Yours with much love,

Margaret

E.W. Tobin was a self-made man, a Roman Catholic of Irish Extraction with only an elementary school education. (Unlike Peter Mackenzie, the MNA for Richmond, who was a graduate of St. Francis College.)

Tobin, who owned a saw mill, was MP for the region for 33 years and the letters and telegrams to the Nicholsons, in good times and bad, reveal why. Tobin was loyal to constituents and especially to his workers on the ground.

Women did not have the vote in 1910, but the suffrage movement was at its peak in Canada, not that Canada had much of a suffrage movement. This letter suggests some women already had a say in the 'family' vote. All the Nicholsons (including Norman) support the suffragists. In the era, Edith goes to hear UK speakers brought in by the Montreal Council of Women. In the 1920 election, Margaret goes out to cast her first vote ever early in the morning. "How I love this country!" she writes in a letter to Marion. Mrs. Montgomery arrives home from out of town too late to vote.

The shopkeepers of Richmond, Quebec were well-off and influential. McMorine (dry goods, ready-made clothing, boots and rubbers) McCrae (groceries, provisions and hardware) Pope's Butchers, and a Miss Eugenie Hudon, milliner, who in 1909 tricked mother Margaret into buying a big fashionable hat she was embarrassed to wear to church. Well, Miss Hudon was probably losing her young fashion-conscious customers to the big city, which is why her terms were firm: "Accounts must be paid by the end of each month."

J.C. Sutherland sold his drugstore to Mr. Bedard in 1911, when appointed Superintendent of Schools.
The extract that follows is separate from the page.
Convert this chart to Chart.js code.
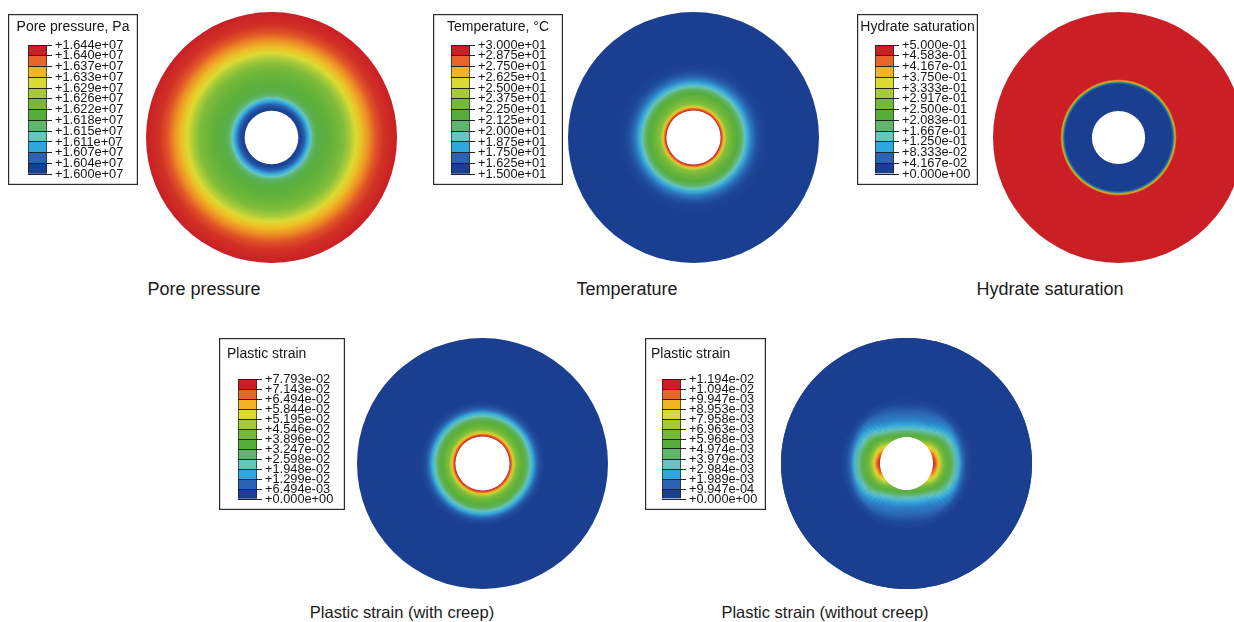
<!DOCTYPE html>
<html>
<head>
<meta charset="utf-8">
<title>Wellbore contour fields</title>
<script src="https://cdn.jsdelivr.net/npm/chart.js@4.4.1/dist/chart.umd.min.js"></script>
<style>
  html, body { margin:0; padding:0; background:#fff; width:1234px; height:622px; overflow:hidden; position:relative; }
  canvas { position:absolute; display:block; }
  .cap { position:absolute; font-family:"Liberation Sans", Arial, Helvetica, sans-serif; color:#1a1a1a;
         white-space:nowrap; transform:translate(-50%,-50%); line-height:1; }
</style>
</head>
<body>
<script>
// ================= DATA =================
// 12-band contour spectrum, low -> high
const bandColors = ['#1b3f90', '#2b63b2', '#2fa6de', '#68c4c2', '#5fb56b', '#56ad3a',
                    '#74b93a', '#a6ca3a', '#dcdb33', '#f2b422', '#e86629', '#c91f25'];

// legend tick labels (top -> bottom)
const poreTicks = ['+1.644e+07','+1.640e+07','+1.637e+07','+1.633e+07','+1.629e+07','+1.626e+07',
                   '+1.622e+07','+1.618e+07','+1.615e+07','+1.611e+07','+1.607e+07','+1.604e+07','+1.600e+07'];
const tempTicks = ['+3.000e+01','+2.875e+01','+2.750e+01','+2.625e+01','+2.500e+01','+2.375e+01',
                   '+2.250e+01','+2.125e+01','+2.000e+01','+1.875e+01','+1.750e+01','+1.625e+01','+1.500e+01'];
const hydrateTicks = ['+5.000e-01','+4.583e-01','+4.167e-01','+3.750e-01','+3.333e-01','+2.917e-01',
                      '+2.500e-01','+2.083e-01','+1.667e-01','+1.250e-01','+8.333e-02','+4.167e-02','+0.000e+00'];
const creepTicks = ['+7.793e-02','+7.143e-02','+6.494e-02','+5.844e-02','+5.195e-02','+4.546e-02',
                    '+3.896e-02','+3.247e-02','+2.598e-02','+1.948e-02','+1.299e-02','+6.494e-03','+0.000e+00'];
const noCreepTicks = ['+1.194e-02','+1.094e-02','+9.947e-03','+8.953e-03','+7.958e-03','+6.963e-03',
                      '+5.968e-03','+4.974e-03','+3.979e-03','+2.984e-03','+1.989e-03','+9.947e-04','+0.000e+00'];

// legend titles and panel captions
const legendTitles = ['Pore pressure, Pa', 'Temperature, \u00B0C', 'Hydrate saturation', 'Plastic strain', 'Plastic strain'];
const captions = ['Pore pressure', 'Temperature', 'Hydrate saturation', 'Plastic strain (with creep)', 'Plastic strain (without creep)'];

// radial profiles: radius as fraction of the outer radius (first entry = borehole wall)
const poreRadius   = [0.214,0.240,0.264,0.288,0.312,0.336,0.368,0.440,0.520,0.576,0.624,0.672,0.720,0.776,0.832,0.896,1.000];
const porePressure = [1.600,1.601,1.604,1.608,1.612,1.616,1.619,1.621,1.623,1.625,1.628,1.632,1.635,1.638,1.641,1.643,1.644]; // x1e7 Pa
const poreUnit = 1e7;

const tempRadius  = [0.216,0.228,0.240,0.252,0.264,0.304,0.352,0.384,0.408,0.432,0.464,0.504,0.544,0.600,1.000];
const temperature = [30.0,28.8,27.0,25.0,23.8,22.8,21.8,20.5,19.2,18.0,16.8,15.8,15.2,15.0,15.0]; // deg C

const hydrateRadius = [0.212,0.424,0.436,0.444,0.452,0.464,1.000];
const hydrateSat    = [0.00,0.00,0.05,0.25,0.42,0.50,0.50];

const creepRadius = [0.216,0.228,0.240,0.252,0.268,0.296,0.328,0.356,0.380,0.404,0.428,0.456,0.496,1.000];
const creepStrain = [7.79,7.20,6.20,5.20,4.50,4.00,3.60,3.00,2.20,1.50,0.80,0.25,0.00,0.00]; // x1e-2
const creepUnit = 1e-2;

// without creep: field varies with angle (measured from the horizontal axis, symmetric in each quadrant)
const noCreepRadius = [0.212,0.228,0.240,0.256,0.272,0.296,0.320,0.352,0.384,0.416,0.448,0.480,0.528,1.000];
const noCreepAngles = [0,5,10,15,20,25,30,35,40,45,50,55,60,65,70,75,80,85,90];
const noCreepStrain = [ // x1e-3, one row per angle
  [11.9,11.3,10.5, 9.2, 7.8, 6.6, 5.9, 5.0, 3.8, 2.6, 1.2, 0.35, 0, 0],
  [11.8,11.2,10.4, 9.1, 7.7, 6.6, 5.9, 5.0, 3.8, 2.6, 1.2, 0.35, 0, 0],
  [11.6,11.0,10.2, 9.0, 7.6, 6.5, 5.8, 4.9, 3.8, 2.6, 1.2, 0.35, 0, 0],
  [11.3,10.7, 9.9, 8.8, 7.5, 6.4, 5.7, 4.8, 3.7, 2.6, 1.25,0.38, 0, 0],
  [11.0,10.4, 9.6, 8.5, 7.3, 6.3, 5.6, 4.7, 3.6, 2.5, 1.3, 0.40, 0, 0],
  [10.4, 9.8, 9.1, 8.1, 7.1, 6.2, 5.5, 4.5, 3.4, 2.4, 1.35,0.42, 0, 0],
  [ 9.8, 9.2, 8.5, 7.6, 6.8, 6.0, 5.3, 4.3, 3.2, 2.3, 1.4, 0.45, 0, 0],
  [ 9.1, 8.6, 7.9, 7.2, 6.5, 5.7, 5.0, 4.0, 2.9, 2.1, 1.4, 0.48, 0, 0],
  [ 8.4, 7.9, 7.3, 6.7, 6.1, 5.4, 4.6, 3.6, 2.6, 1.9, 1.4, 0.50, 0, 0],
  [ 7.8, 7.3, 6.8, 6.2, 5.6, 4.9, 4.0, 3.1, 2.2, 1.7, 1.3, 0.48, 0, 0],
  [ 7.2, 6.8, 6.3, 5.8, 5.2, 4.4, 3.5, 2.6, 1.9, 1.5, 1.2, 0.45, 0, 0],
  [ 6.8, 6.4, 6.0, 5.4, 4.8, 3.9, 3.1, 2.2, 1.7, 1.4, 1.1, 0.42, 0, 0],
  [ 6.4, 6.1, 5.7, 5.1, 4.4, 3.5, 2.7, 1.9, 1.5, 1.3, 1.0, 0.40, 0, 0],
  [ 6.1, 5.8, 5.4, 4.8, 4.1, 3.2, 2.5, 1.8, 1.45,1.25,0.9, 0.35, 0, 0],
  [ 5.9, 5.6, 5.2, 4.6, 3.8, 2.9, 2.3, 1.7, 1.4, 1.2, 0.8, 0.30, 0, 0],
  [ 5.7, 5.4, 5.0, 4.4, 3.6, 2.8, 2.2, 1.65,1.35,1.15,0.7, 0.28, 0, 0],
  [ 5.6, 5.3, 4.9, 4.3, 3.5, 2.7, 2.1, 1.6, 1.3, 1.1, 0.6, 0.25, 0, 0],
  [ 5.5, 5.2, 4.8, 4.2, 3.4, 2.6, 2.0, 1.55,1.3, 1.05,0.55,0.22, 0, 0],
  [ 5.5, 5.2, 4.8, 4.2, 3.4, 2.6, 2.0, 1.5, 1.3, 1.0, 0.5, 0.20, 0, 0]
];
const noCreepUnit = 1e-3;

// ================= LAYOUT / STYLE =================
const FONT = '"Liberation Sans", Arial, Helvetica, sans-serif';
Chart.defaults.font.family = FONT;

const diskBoxes = [
  {left:146, top:12, size:251}, {left:568, top:12, size:251}, {left:993, top:12, size:251},
  {left:357, top:338, size:251}, {left:781, top:338, size:251}
];
const legendBoxes = [
  {left:8,   top:14,  w:130, h:171, align:'center', padLeft:0, barLeft:20, barW:19, barTop:31, barBottom:161, titleTop:4.6},
  {left:433, top:14,  w:130, h:171, align:'center', padLeft:0, barLeft:18, barW:19, barTop:31, barBottom:161, titleTop:4.6},
  {left:857, top:14,  w:121, h:171, align:'center', padLeft:0, barLeft:18, barW:19, barTop:31, barBottom:160, titleTop:4.6},
  {left:219, top:338, w:126, h:172, align:'start',  padLeft:8, barLeft:19, barW:19, barTop:41, barBottom:162, titleTop:7.6},
  {left:645, top:338, w:121, h:172, align:'start',  padLeft:6, barLeft:17, barW:19, barTop:41, barBottom:161, titleTop:7.6}
];
const captionPos = [
  {x:204, y:289, size:18}, {x:627, y:289, size:18}, {x:1050, y:289, size:18},
  {x:402, y:612, size:16.5}, {x:825, y:612, size:16.5}
];

// ================= HELPERS =================
function addCanvas(left, top, w, h) {
  const c = document.createElement('canvas');
  c.width = w; c.height = h;
  c.style.left = left + 'px'; c.style.top = top + 'px';
  c.style.width = w + 'px'; c.style.height = h + 'px';
  document.body.appendChild(c);
  return c;
}
function hexRgb(h) { return [1,3,5].map(i => parseInt(h.substr(i,2),16)); }
const bandRgb = bandColors.map(hexRgb);
function fieldColor(t) {
  t = Math.max(0, Math.min(1, t));
  const p = t * (bandRgb.length - 1);
  const i = Math.min(Math.floor(p), bandRgb.length - 2);
  const f = p - i;
  const a = bandRgb[i], b = bandRgb[i+1];
  return 'rgb(' + a.map((v,k) => Math.round(v + (b[k]-v)*f)).join(',') + ')';
}
function fieldGradient(context, radii, values, lo, hi) {
  const chart = context.chart;
  const area = chart.chartArea;
  if (!area) return bandColors[0];
  const cx = (area.left + area.right) / 2, cy = (area.top + area.bottom) / 2;
  const R = Math.min(area.right - area.left, area.bottom - area.top) / 2;
  const g = chart.ctx.createRadialGradient(cx, cy, 0, cx, cy, R);
  for (let i = 0; i < radii.length; i++) {
    g.addColorStop(Math.min(1, radii[i]), fieldColor((values[i] - lo) / (hi - lo)));
  }
  return g;
}
function tickRange(ticks) { return [parseFloat(ticks[ticks.length-1]), parseFloat(ticks[0])]; }

function makeDisk(box, radii, profileFor, segCount, ticks, rotation) {
  const canvas = addCanvas(box.left, box.top, box.size, box.size);
  const [lo, hi] = tickRange(ticks);
  const fill = ctx => fieldGradient(ctx, radii, profileFor(ctx.dataIndex), lo, hi);
  new Chart(canvas, {
    type: 'doughnut',
    data: {
      labels: Array.from({length: segCount}, (_, i) => 'sector ' + (i + 1)),
      datasets: [{
        data: Array.from({length: segCount}, () => 1),
        backgroundColor: fill,
        borderColor: 'rgba(0,0,0,0)',
        borderWidth: 0,
        hoverOffset: 0, offset: 0
      }]
    },
    options: {
      responsive: false, animation: false, events: [],
      cutout: (radii[0] * 100) + '%',
      rotation: rotation || 0,
      plugins: { legend: {display: false}, tooltip: {enabled: false}, title: {display: false} }
    }
  });
}

const boxPlugin = {
  id: 'frame',
  afterDraw(chart) {
    const c = chart.ctx;
    c.save();
    c.strokeStyle = '#2a2a2a'; c.lineWidth = 1.2;
    c.strokeRect(0.6, 0.6, chart.width - 1.2, chart.height - 1.2);
    c.restore();
  }
};

function makeLegend(g, title, ticks) {
  const canvas = addCanvas(g.left, g.top, g.w, g.h);
  const n = ticks.length - 1;
  const titleSize = 14, lineH = titleSize * 1.2;
  const datasets = [];
  for (let i = 0; i < n; i++) {
    datasets.push({
      label: ticks[n - i], data: [1], yAxisID: 'y', backgroundColor: bandColors[i],
      borderColor: '#222', borderWidth: {left: 1, right: 1, top: 0, bottom: 0}, borderSkipped: false,
      barPercentage: 1, categoryPercentage: 1
    });
  }
  new Chart(canvas, {
    type: 'bar',
    data: { labels: [''], datasets },
    options: {
      responsive: false, animation: false, events: [],
      layout: { padding: { left: g.padLeft, right: 0, top: 0, bottom: g.h - g.barBottom } },
      plugins: {
        legend: {display: false}, tooltip: {enabled: false},
        title: { display: true, text: title, align: g.align, color: '#151515',
                 font: {family: FONT, size: titleSize, weight: 'normal'},
                 padding: {top: g.titleTop, bottom: g.barTop - g.titleTop - lineH} }
      },
      scales: {
        x: { display: false, stacked: true },
        y: {
          type: 'linear', position: 'right', stacked: true, min: 0, max: n,
          afterFit(s) { s.width = g.w - g.barLeft - g.barW; },
          ticks: { stepSize: 1, autoSkip: false, padding: 3, color: '#151515',
                   font: {family: FONT, size: 12.8},
                   callback: v => ticks[n - Math.round(v)] },
          grid: { drawOnChartArea: true, drawTicks: true, tickLength: 5, color: '#222', lineWidth: 1, z: 1 },
          border: { display: false }
        },
        pad: {
          type: 'linear', position: 'left', display: true, min: 0, max: 1,
          afterFit(s) { s.width = g.barLeft - g.padLeft; },
          ticks: {display: false}, grid: {display: false}, border: {display: false}
        }
      }
    },
    plugins: [boxPlugin]
  });
}

// ================= BUILD =================
const noCreepSegs = 4 * (noCreepAngles.length - 1);
const segDeg = 360 / noCreepSegs;
// profile row for sector i of a doughnut rotated by rot degrees (angle folded into 0..90 from horizontal)
function segProfile(i, rot) {
  let a = -90 + rot + (i + 0.5) * segDeg;
  a = ((a % 180) + 180) % 180;
  if (a > 90) a = 180 - a;
  return Math.min(noCreepAngles.length - 1, Math.round(a / (90 / (noCreepAngles.length - 1))));
}
const noCreepProfile = row => noCreepStrain[row].map(v => v * noCreepUnit);

makeDisk(diskBoxes[0], poreRadius, () => porePressure.map(v => v * poreUnit), 1, poreTicks);
makeDisk(diskBoxes[1], tempRadius, () => temperature, 1, tempTicks);
makeDisk(diskBoxes[2], hydrateRadius, () => hydrateSat, 1, hydrateTicks);
makeDisk(diskBoxes[3], creepRadius, () => creepStrain.map(v => v * creepUnit), 1, creepTicks);
// two sector layers offset by half a sector, so the anti-aliasing seams of one fall inside the other
makeDisk(diskBoxes[4], noCreepRadius, i => noCreepProfile(segProfile(i, 0)), noCreepSegs, noCreepTicks, 0);
makeDisk(diskBoxes[4], noCreepRadius, i => noCreepProfile(segProfile(i, -segDeg / 2)), noCreepSegs, noCreepTicks, -segDeg / 2);

const allTicks = [poreTicks, tempTicks, hydrateTicks, creepTicks, noCreepTicks];
legendBoxes.forEach((g, k) => makeLegend(g, legendTitles[k], allTicks[k]));

captions.forEach((t, k) => {
  const d = document.createElement('div');
  d.className = 'cap';
  d.textContent = t;
  d.style.left = captionPos[k].x + 'px';
  d.style.top = captionPos[k].y + 'px';
  d.style.fontSize = captionPos[k].size + 'px';
  document.body.appendChild(d);
});
</script>
</body>
</html>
Mr. Wales, who owned a General Store, advertised fabrics and dress goods each week in the Richmond Times-Guardian. According to the Richmond Historical Society's book "Tread of Pioneers" Wales was the first person to own a car in Richmond. Upon his death, he left money for an Old Age Home to be erected, which still exists and still bears his name. Norman, a leading citizen who was embarrassed financially, was an executor of his will.